Why? Well, most pure RSS readers are still not as flexible or configurable as Netvibes was, a couple of paid personalized homepage services seem to be a bit costly for what they actually offer and most free ones look veritably ancient in 2025 terms. Basically, for people looking for a Netvibes alternative while the clock is ticking – as yours truly currently is – the only two such services standing out from the crowd are Protopage and Start.me. There are more interesting, high-quality options in the enterprise space, but they are overkill for consumers looking for just a free, basic personalized homepage offering most of the functionality Netvibes used to offer.

Of the aforementioned two that stand out, Start.me is the nicer-looking one, but its 3-page limit for the free plan is too restrictive (unless one enjoys scrolling a lot). It’s not that expensive on a yearly basis, but its additional widgets and overall functionality do not impress. Plus… another subscription, for a simple personalized homepage this time? Come on. Protopage is totally free and poses no such restrictions, but its look is dated and its widget selection limited. It gets the job done, but yours truly would probably not enjoy using it day in, day out for very long. Other alternatives – like igHome, which strives to replicate what iGoogle offered 15 years ago – do not inspire confidence and are not worth considering.
As was the case with the sorely-missed Windows WordPad, there doesn’t seem to be a direct replacement for Netvibes available for free right now.

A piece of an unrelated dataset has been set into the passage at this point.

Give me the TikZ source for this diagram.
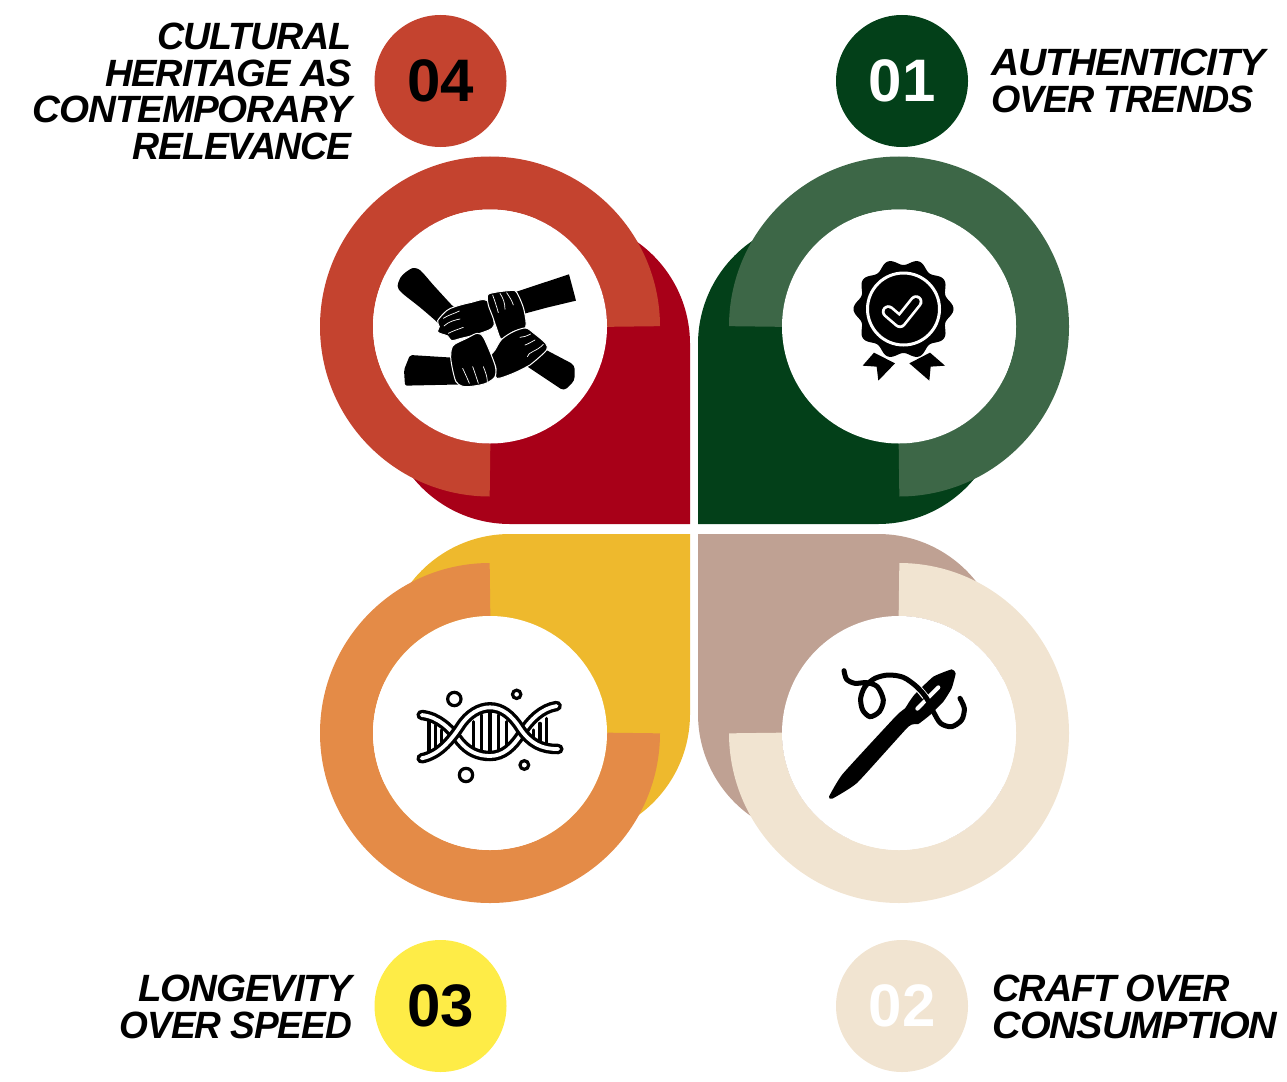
\documentclass[tikz,border=0pt]{standalone}
\usepackage{fontspec}
\setmainfont{Liberation Sans}
\newfontfamily\lblfont[LetterSpace=-3.0]{Liberation Sans}
\definecolor{redpetal}{HTML}{A80018}
\definecolor{redring}{HTML}{C4432F}
\definecolor{greenpetal}{HTML}{034019}
\definecolor{greenring}{HTML}{3D6747}
\definecolor{yellowpetal}{HTML}{EEB92D}
\definecolor{orangering}{HTML}{E48B47}
\definecolor{tanpetal}{HTML}{BFA193}
\definecolor{beigering}{HTML}{F1E4D1}
\definecolor{badgeyellow}{HTML}{FEEC47}
\newcommand{\sx}[2]{\scalebox{#1}[1]{#2}}
\newcommand{\petalshape}[1]{\fill[#1] (690,524) -- (510,524) arc[start angle=90,end angle=180,radius=125] -- (385,219) -- (565,219) arc[start angle=270,end angle=360,radius=125] -- cycle;}
\tikzset{
  ringarc/.style={line width=53pt,draw=#1},
  hole/.style={circle,fill=white,minimum size=234pt,inner sep=0pt},
  badge/.style={circle,fill=#1,minimum size=132pt,inner sep=0pt,font=\fontsize{60}{60}\selectfont\bfseries},
  lbl/.style={inner sep=0pt,font=\fontsize{38}{36.5}\selectfont\lblfont\bfseries\itshape},
  lblr/.style={lbl,anchor=north east,align=right},
  lbll/.style={lbl,anchor=north west,align=left},
  hand/.style={fill=black,draw=white,line width=1pt,line join=round},
  crease/.style={draw=white,line width=0.7pt,line cap=round},
}
\begin{document}
\begin{tikzpicture}[x=1pt,y=-1pt]
\useasboundingbox (0,0) rectangle (1287,1081);
% petals
\petalshape{redpetal}
\begin{scope}[xshift=1388pt,xscale=-1]\petalshape{greenpetal}\end{scope}
\begin{scope}[yshift=-1058pt,yscale=-1]\petalshape{yellowpetal}\end{scope}
\begin{scope}[xshift=1388pt,xscale=-1,yshift=-1058pt,yscale=-1]\petalshape{tanpetal}\end{scope}
% rings
\draw[ringarc=redring] (490,326.5) ++(90:143.5) arc[start angle=90,end angle=360,radius=143.5];
\draw[ringarc=greenring] (899,326.5) ++(180:143.5) arc[start angle=180,end angle=450,radius=143.5];
\draw[ringarc=orangering] (490,733) ++(0:143.5) arc[start angle=0,end angle=270,radius=143.5];
\draw[ringarc=beigering] (899,733) ++(270:143.5) arc[start angle=270,end angle=540,radius=143.5];
\node[hole] (hole4) at (490,326.5) {};
\node[hole] (hole1) at (899,326.5) {};
\node[hole] (hole3) at (490,733) {};
\node[hole] (hole2) at (899,733) {};
% badges
\node[badge=redring,text=black] (b4) at (440.5,81) {04};
\node[badge=greenpetal,text=white] (b1) at (902,81) {01};
\node[badge=badgeyellow,text=black] (b3) at (440.5,1006) {03};
\node[badge=beigering,text=white] (b2) at (902,1006) {02};
% labels
\node[lblr] (l4) at (352,23) {\sx{.99}{CULTURAL}\\HERITAGE AS\\\sx{1.016}{CONTEMPORARY}\\\sx{.986}{RELEVANCE}};
\node[lbll] (l1) at (991,49) {\sx{1.03}{AUTHENTICITY}\\\sx{.992}{OVER TRENDS}};
\node[lblr] (l3) at (352,975) {\sx{1.014}{LONGEVITY}\\\sx{.975}{OVER SPEED}};
\node[lbll] (l2) at (992.5,975) {\sx{.996}{CRAFT OVER}\\\sx{1.04}{CONSUMPTION}};
% hands icon
\begin{scope}[shift={(380,250)},x=0.3333pt,y=-0.3333pt]
\fill[black,line join=round] plot[smooth cycle] coordinates {(53,108) (62,82) (78,66) (100,54) (122,62) (160,105) (215,165) (240,190) (195,240) (170,215) (120,172) (65,128)};
\fill[black] (380,135) -- (470,105) -- (567,73) -- (577,110) -- (588,152) -- (500,173) -- (400,200) -- cycle;
\fill[black,rounded corners=4pt] (470,285) -- (584,345) -- (584,392) -- (552,423) -- (420,335) -- cycle;
\fill[black,rounded corners=2pt] (90,315) -- (250,325) -- (260,403) -- (75,407) -- (72,360) -- cycle;
\path[hand] plot[smooth cycle,tension=0.5] coordinates {(322,152) (270,158) (225,170) (200,182) (173,212) (178,230) (172,245) (185,252) (203,258) (215,272) (240,266) (300,250) (342,226)};
\path[hand] plot[smooth cycle,tension=0.5] coordinates {(323,135) (345,127) (385,122) (405,122) (417,140) (432,180) (437,232) (400,245) (365,268) (350,235) (338,200) (325,165)};
\path[hand] plot[smooth cycle,tension=0.5] coordinates {(330,322) (345,300) (365,268) (400,245) (437,234) (462,250) (497,280) (500,300) (465,333) (450,345) (400,370) (350,385) (347,350)};
\path[hand] plot[smooth cycle,tension=0.5] coordinates {(212,322) (215,295) (225,282) (260,265) (292,250) (312,265) (345,345) (345,380) (322,398) (300,405) (265,410) (245,408) (228,395) (218,360)};
\draw[crease] (190,205) .. controls (205,195) and (225,190) .. (238,183);
\draw[crease] (192,228) .. controls (205,215) and (225,210) .. (240,207);
\draw[crease] (205,250) .. controls (220,242) and (235,238) .. (250,232);
\draw[crease] (338,135) .. controls (345,155) and (350,170) .. (355,188);
\draw[crease] (360,130) .. controls (370,145) and (375,160) .. (375,178);
\draw[crease] (380,128) .. controls (388,140) and (395,150) .. (400,165);
\draw[crease] (420,262) .. controls (430,262) and (440,258) .. (452,252);
\draw[crease] (435,285) .. controls (445,282) and (455,275) .. (465,270);
\draw[crease] (442,320) .. controls (445,305) and (470,305) .. (490,283);
\draw[crease] (248,355) .. controls (255,370) and (262,385) .. (268,400);
\draw[crease] (278,350) .. controls (285,368) and (290,385) .. (295,400);
\draw[crease] (310,350) .. controls (316,365) and (322,380) .. (322,395);
\end{scope}
% rosette icon
\fill[black] plot[domain=0:358,samples=180] ({903.5+(47+3*cos(10*\x))*cos(\x)},{309+(47+3*cos(10*\x))*sin(\x)}) -- cycle;
\draw[white,line width=3pt] (903.5,309) circle[radius=36pt];
\draw[white,line width=13pt,line cap=round,line join=round] (888.3,311.7) -- (900,321.7) -- (916,301.7);
\draw[black,line width=7.5pt,line cap=round,line join=round] (888.3,311.7) -- (900,321.7) -- (916,301.7);
\begin{scope}[shift={(840,250)},x=0.3333pt,y=-0.3333pt]
\fill[black] (102,308) -- (165,340) -- (115,392) -- (110,350) -- (68,347) -- cycle;
\fill[black] (270,308) -- (208,340) -- (268,392) -- (272,350) -- (315,347) -- cycle;
\end{scope}
% dna icon
\begin{scope}[shift={(405,680)},x=0.3333pt,y=-0.3333pt]
\draw[black,line width=3.2pt,line cap=round] (72,125)--(72,215) (92,135)--(92,205) (110,150)--(110,190)
 (205,125)--(205,200) (230,105)--(230,215) (255,95)--(255,220) (280,105)--(280,215) (305,125)--(305,195)
 (385,150)--(385,190) (405,130)--(405,200) (425,115)--(425,205);
\draw[black,line width=3.2pt] (148,57) circle[radius=20] (335,43) circle[radius=12.5] (358,255) circle[radius=13] (183,285) circle[radius=20];
\def\strandA{(50,235) .. controls (100,225) and (135,185) .. (165,140) .. controls (190,100) and (225,82) .. (255,82) .. controls (290,82) and (320,105) .. (345,145) .. controls (375,190) and (410,208) .. (460,207)}
\def\strandB{(50,105) .. controls (100,110) and (135,145) .. (165,185) .. controls (190,215) and (220,228) .. (255,228) .. controls (295,228) and (325,200) .. (350,160) .. controls (375,120) and (410,85) .. (455,78)}
\draw[black,line width=10.5pt,line cap=round] \strandB;
\draw[white,line width=3.8pt,line cap=round] \strandB;
\draw[black,line width=10.5pt,line cap=round] \strandA;
\draw[white,line width=3.8pt,line cap=round] \strandA;
\end{scope}
% needle icon
\begin{scope}[shift={(820,660)},x=0.3333pt,y=-0.3333pt]
\fill[black,line join=round] plot[smooth cycle,tension=0.25] coordinates {(27,410) (68,342) (228,168) (255,145) (268,125) (285,102) (340,50) (395,28) (407,40) (395,85) (370,125) (330,165) (295,192) (265,200) (112,368) (37,416)};
\draw[white,line width=7pt] plot[smooth] coordinates {(255,55) (290,80) (316,110)};
\draw[white,line width=4pt,line cap=round] (292,146) -- (355,82);
\draw[black,line width=5pt,line cap=round] plot[smooth] coordinates {(72,32) (80,58) (105,70) (140,68) (172,80) (190,120) (178,155) (150,170) (128,150) (122,115) (135,80) (165,55) (205,45) (250,52) (290,80) (320,115) (340,155) (362,190) (395,200) (425,180) (433,145) (420,115)};
\end{scope}
\end{tikzpicture}
\end{document}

Some people will care, most will not. But the personalized homepage concept still makes sense in 2025 for a specific subset of Web users who don’t feel that the way almost all RSS readers work today is fast and productive – or, frankly, that start pages is the same thing as RSS feed aggregators (it definitely isn’t). At the end of the day it’s just sad that there’s seemingly zero interest from any software company or startup to offer a modern, high-quality, configurable personalized homepage service for free and upsell to something worth the price difference. Perplexity seems to think it’s not that complex or expensive to build a Netvibes-like self-hosted service, though. Any takers?